American Graffiti made George Lucas a multi-millionaire and a name in Hollywood. Prompted by the success of Graffiti Lucas was able to find capital to begin work on his next film, a little picture called Star Wars. A film that re-defined the term blockbuster, shifted release patterns and would end of releasing a torrent of new digital technology on movie making.

Lucas has forcibly pushed the movie making towards the world of the computer and not of story structure. He has rejected story, and imposed that rejection on an industry that hangs on his every word. He has set in motion a trend that diminishes story, plot and character.

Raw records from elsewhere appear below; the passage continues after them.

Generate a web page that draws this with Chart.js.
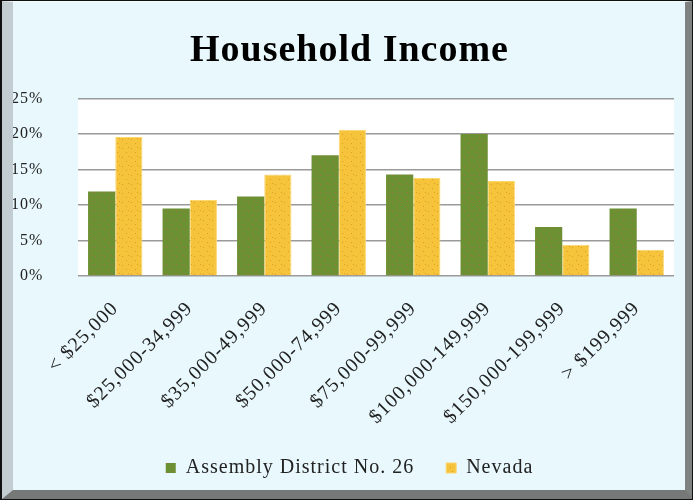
<!DOCTYPE html>
<html>
<head>
<meta charset="utf-8">
<script src="https://cdn.jsdelivr.net/npm/chart.js@4"></script>
<style>
  html, body { margin: 0; padding: 0; background: #fff; }
  #frame {
    width: 693px; height: 500px; box-sizing: border-box;
    border: 1px solid #111; border-left-width: 2px;
  }
  #bevel {
    width: 100%; height: 100%; box-sizing: border-box;
    background: #e8f8fd;
    border-left: 11px solid #c3ccd0;
    border-right: 7px solid #808282;
    border-bottom: 9px solid #767878;
    border-top: 1px solid #f4fbfd;
  }
  #chart2 { display: block; }
</style>
</head>
<body>
<div id="frame"><div id="bevel"><canvas id="chart2" width="672" height="489"></canvas></div></div>
<script>
// income brackets
const incomeLabels = ['< $25,000', '$25,000-34,999', '$35,000-49,999', '$50,000-74,999',
  '$75,000-99,999', '$100,000-149,999', '$150,000-199,999', '> $199,999'];
// share of households, percent
const districtValues = [11.9, 9.5, 11.2, 17.0, 14.3, 20.0, 6.9, 9.5];
const nevadaValues = [19.6, 10.7, 14.3, 20.6, 13.8, 13.4, 4.4, 3.7];
const yTickValues = [0, 5, 10, 15, 20, 25];

const serif = '"Liberation Serif", "Times New Roman", serif';

// dotted fill like the original
function dotPattern(base, dot) {
  const c = document.createElement('canvas');
  c.width = 9; c.height = 9;
  const g = c.getContext('2d');
  g.fillStyle = base;
  g.fillRect(0, 0, 9, 9);
  g.fillStyle = dot;
  g.fillRect(1, 2, 1, 1);
  g.fillRect(5, 6, 1, 1);
  g.fillRect(7, 1, 1, 1);
  return g.createPattern(c, 'repeat');
}

// the original text is a bit spaced out; canvas state is reset on resize so set it each time
const spacedText = {
  id: 'spacedText',
  beforeLayout(chart) { chart.ctx.letterSpacing = '1px'; },
  beforeDraw(chart) { chart.ctx.letterSpacing = '1px'; }
};

const plotBackground = {
  id: 'plotBackground',
  beforeDraw(chart) {
    const a = chart.chartArea;
    const ctx = chart.ctx;
    ctx.save();
    ctx.fillStyle = '#ffffff';
    ctx.fillRect(a.left, a.top, a.right - a.left, a.bottom - a.top);
    ctx.restore();
  }
};

const ctx = document.getElementById('chart2').getContext('2d');
const chart2 = new Chart(ctx, {
  type: 'bar',
  data: {
    labels: incomeLabels,
    datasets: [{
      label: 'Assembly District No. 26',
      data: districtValues,
      backgroundColor: dotPattern('#6c9133', '#a0704e'),
      borderColor: '#6c9133',
      borderWidth: 0,
      categoryPercentage: 0.73,
      barPercentage: 1.0
    }, {
      label: 'Nevada',
      data: nevadaValues,
      backgroundColor: dotPattern('#f6c43b', '#e29a2c'),
      borderColor: '#fbd86e',
      borderWidth: 1,
      categoryPercentage: 0.73,
      barPercentage: 1.0
    }]
  },
  options: {
    responsive: false,
    animation: false,
    layout: { padding: { left: 12, right: 11, bottom: 3 } },
    plugins: {
      title: {
        display: true,
        text: 'Household Income',
        color: '#000',
        font: { family: serif, size: 38, weight: 'bold' },
        padding: { top: 26, bottom: 25 }
      },
      legend: {
        position: 'bottom',
        labels: {
          color: '#222',
          font: { family: serif, size: 20 },
          boxWidth: 10,
          boxHeight: 10,
          padding: 32
        }
      },
      tooltip: { enabled: false }
    },
    scales: {
      x: {
        grid: { display: false, drawTicks: false },
        border: { display: false },
        ticks: {
          color: '#222',
          font: { family: serif, size: 20 },
          maxRotation: 45,
          minRotation: 45,
          padding: 21
        },
        afterFit(axis) { axis.height = 150; }
      },
      y: {
        min: 0,
        max: 25,
        afterBuildTicks(axis) { axis.ticks = yTickValues.map(v => ({ value: v })); },
        grid: { color: '#9a9a9a', lineWidth: 1.5, drawTicks: false },
        border: { display: false },
        ticks: {
          color: '#222',
          font: { family: serif, size: 16 },
          // mirrored so the labels are not clipped to the axis box; pulled back to the left edge
          mirror: true,
          crossAlign: 'far',
          padding: -67,
          callback: v => v + '%'
        },
        afterFit(axis) { axis.width = 53; }
      }
    }
  },
  plugins: [spacedText, plotBackground]
});
</script>
</body>
</html>
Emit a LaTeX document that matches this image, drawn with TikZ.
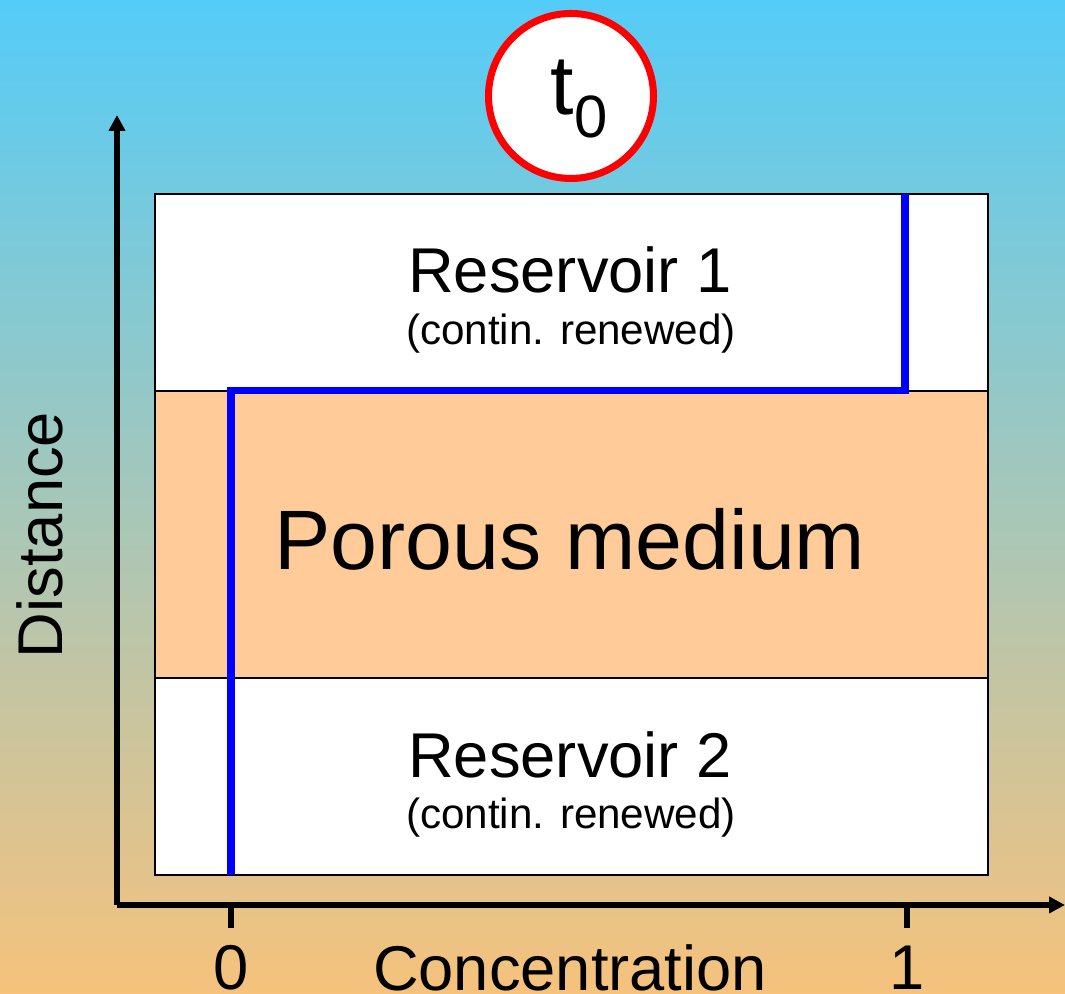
\documentclass[tikz,border=0pt]{standalone}
\usepackage{fontspec}
\setmainfont{Liberation Sans}
\usetikzlibrary{arrows.meta}
\definecolor{skyblue}{RGB}{84,204,248}
\definecolor{midgrey}{RGB}{188,200,204}
\definecolor{sandorange}{RGB}{246,194,124}
\definecolor{peach}{RGB}{255,204,153}
\begin{document}
\begin{tikzpicture}[>={Triangle[length=1.6mm,width=1.6mm]},
    layer/.style={draw, line width=0.4pt, inner sep=0pt, outer sep=0pt, minimum width=8.33cm},
    axis/.style={line width=1.45pt},
    label/.style={font=\fontsize{18}{18}\selectfont},
    note/.style={font=\fontsize{12}{12}\selectfont}]
        % Background
        \useasboundingbox (0,0) rectangle (10.65,9.94);
        \shade[top color=skyblue, middle color=midgrey, bottom color=sandorange] (0,0) rectangle (10.65,9.94);

        % Layers
        \node[layer, fill=white, minimum height=1.97cm] (res1) at (5.715,7.015) {};
        \node[layer, fill=peach, minimum height=2.87cm] (pm) at (5.715,4.595) {};
        \node[layer, fill=white, minimum height=1.97cm] (res2) at (5.715,2.175) {};

        \node[label] (r1) at (5.70,7.24) {Reservoir 1};
        \node[note] (r1n) at (5.71,6.60) {(contin. renewed)};
        \node[font=\fontsize{24}{24}\selectfont] (pmt) at (5.70,4.55) {Porous medium};
        \node[label] (r2) at (5.70,2.39) {Reservoir 2};
        \node[note] (r2n) at (5.71,1.76) {(contin. renewed)};

        % Axes
        \coordinate (o) at (1.17,0.89);
        \coordinate (ytop) at (1.17,8.79);
        \coordinate (xend) at (10.65,0.89);
        \draw[axis, ->] (o) -- (ytop);
        \draw[axis, ->] (o) -- (xend);
        \coordinate (tick0) at (2.31,0.89);
        \coordinate (tick1) at (9.07,0.89);
        \draw[axis] (tick0) -- ++(0,-0.23);
        \draw[axis] (tick1) -- ++(0,-0.23);

        \node[label] (l0) at (2.31,0.26) {0};
        \node[label] (l1) at (9.07,0.26) {1};
        \node[label] (xlab) at (5.70,0.26) {Concentration};
        \node[label, rotate=90] (ylab) at (0.40,4.59) {Distance};

        % Concentration profile
        \coordinate (p0) at (2.31,1.19);
        \coordinate (p1) at (2.31,6.03);
        \coordinate (p2) at (9.05,6.03);
        \coordinate (p3) at (9.05,8.00);
        \draw[blue, line width=2pt] (p0) -- (p1) -- (p2) -- (p3);

        % Time stamp
        \node[draw=red, fill=white, circle, line width=2pt, minimum size=1.65cm, inner sep=0pt] (time) at (5.71,8.98) {};
        \node[font=\fontsize{24}{24}\selectfont] (tlab) at (5.79,8.95) {t\raisebox{-0.27em}{\fontsize{17}{17}\selectfont 0}};
    \end{tikzpicture}
\end{document}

As a result film is becoming more and more less interesting.

But looking back at American Graffiti and realizing it’s impact on this industry, it is easy to ignore majestic flow of light and steel that was celebrated on screen in a passionate and truthful manner, it is easy to ignore the humanity and frailty of the characters on screen and it is easy to forget that this greatest proponent of technological change in our industry was once a deft and passionate analog artist who truly loved movies.

To close off this rambling I will rely on quote written by Mr. Lucas to drive home the point. In the words of his classic antagonist, Darth Vader, “Don’t overestimate the power of this technological marvel. Its power is insignificant when compared to the power of the Force” Nuff said.